具体参考https://github.com/iovisor/bcc/blob/master/docs/reference_guide.md

todo:有啥用呢。具体看待会bcc程序

3.5 BPF Maps

图片上直观的认知。BPF map 打通了内核态和用户态的数据传递。

3.5.1 Maps types

Current Generic Maps

● BPF_MAP_TYPE_HASH

● BPF_MAP_TYPE_ARRAY

● BPF_MAP_TYPE_PERCPU_HASH

● BPF_MAP_TYPE_PERCPU_ARRAY

● BPF_MAP_TYPE_LRU_HASH

● BPF_MAP_TYPE_LRU_PERCPU_HASH

● BPF_MAP_TYPE_LPM_TRIE

Current Non-Generic Maps

● BPF_MAP_TYPE_PROG_ARRAY

● BPF_MAP_TYPE_PERF_EVENT_ARRAY

● BPF_MAP_TYPE_CGROUP_ARRAY

● BPF_MAP_TYPE_STACK_TRACE

● BPF_MAP_TYPE_ARRAY_OF_MAPS

● BPF_MAP_TYPE_HASH_OF_MAPS

对底层key/value进行封装。

目前我只关注前两个 BPF_MAP_TYPE_HASH BPF_MAP_TYPE_ARRAY

有啥用、如何用，具体看bcc程序。

3.5.2 BPF MAP

● Kernel header

bpf/bpf_helpers.h

● User-space header

tools/lib/bpf/bpf.h

The differences

● in user-space use the fd to access the map, rather than using the pointer to the map directly.

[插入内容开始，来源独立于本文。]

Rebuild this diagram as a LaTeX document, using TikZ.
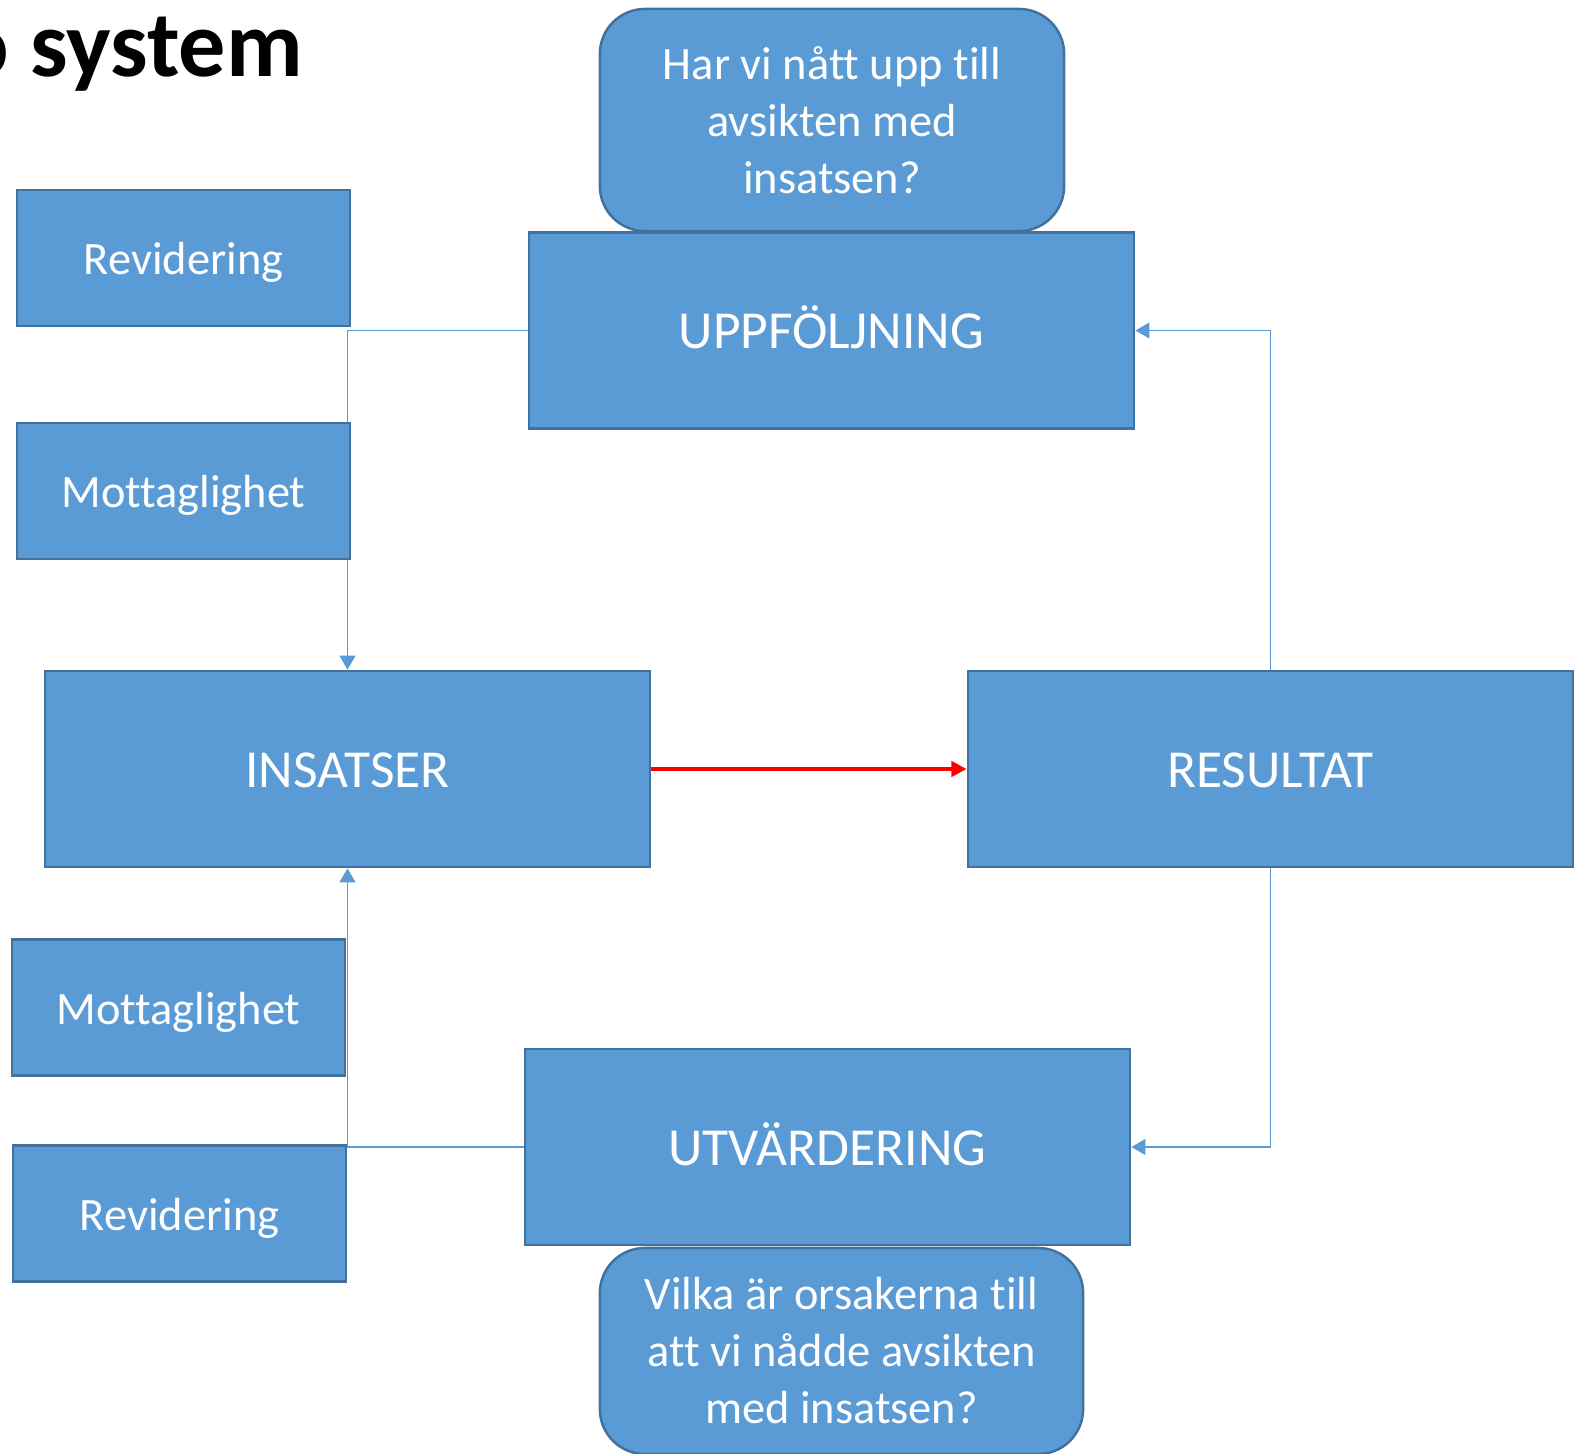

● Bpf_map_get_next_key can only be used in user-space

用户态用文件描述fd访问map,内核态直接用指针访问map.

Bpf_map_get_next_key 只能在用户态使用

3.5.3 Loader

● bcc/bpftrace

● perf

● iproute2 (ip tc)

● ebpf_exporter

● cilium

BPF需要加载到内核。上面是一些可用的loader。

接下来。我希望用 bcc 代码把上面提到的几个点都串起来。

Helper Functions
maps
bpf_program_type

4.BCC

4.1 安装 bcc 环境

# ubuntu18.04
sudo apt-get update
sudo apt-get -y install bison build-essential cmake flex git libedit-dev libllvm6.0 llvm-6.0-dev libclang-6.0-dev python zlib1g-dev libelf-dev libfl-dev
git clone https://github.com/iovisor/bcc.git
mkdir bcc/build; cd bcc/build
cmake ..
make
sudo make install
cmake -DPYTHON_CMD=python3 .. # build python3 binding
pushd src/python/
make
sudo make install
popd

4.2 tools/vfsstat.py

bpf_text = """
#include <uapi/linux/ptrace.h>
enum stat_types {
    S_READ = 1,
    S_WRITE,
    S_FSYNC,
    S_OPEN,
    S_CREATE,
    S_MAXSTAT
};
BPF_ARRAY(stats, u64, S_MAXSTAT);
static void stats_increment(int key) {
    u64 *leaf = stats.lookup(&key);
    if (leaf) (*leaf)++;
}
"""

bpf_text_kprobe = """
void do_read(struct pt_regs *ctx) { stats_increment(S_READ); }
void do_write(struct pt_regs *ctx) { stats_increment(S_WRITE); }
void do_fsync(struct pt_regs *ctx) { stats_increment(S_FSYNC); }
void do_open(struct pt_regs *ctx) { stats_increment(S_OPEN); }
void do_create(struct pt_regs *ctx) { stats_increment(S_CREATE); }
"""

bpf_text_kfunc = """
KFUNC_PROBE(vfs_read, int unused)   { stats_increment(S_READ); return 0; }
KFUNC_PROBE(vfs_write, int unused)  { stats_increment(S_WRITE); return 0; }
KFUNC_PROBE(vfs_fsync, int unused)  { stats_increment(S_FSYNC); return 0; }
KFUNC_PROBE(vfs_open, int unused)   { stats_increment(S_OPEN); return 0; }
KFUNC_PROBE(vfs_create, int unused) { stats_increment(S_CREATE); return 0; }
"""

is_support_kfunc = BPF.support_kfunc()
#is_support_kfunc = False #BPF.support_kfunc()
if is_support_kfunc:
    bpf_text += bpf_text_kfunc
else:
    bpf_text += bpf_text_kprobe

b = BPF(text=bpf_text)
if not is_support_kfunc:
    b.attach_kprobe(event="vfs_read",   fn_name="do_read")
    b.attach_kprobe(event="vfs_write",  fn_name="do_write")
    b.attach_kprobe(event="vfs_fsync",  fn_name="do_fsync")
    b.attach_kprobe(event="vfs_open",   fn_name="do_open")
    b.attach_kprobe(event="vfs_create", fn_name="do_create")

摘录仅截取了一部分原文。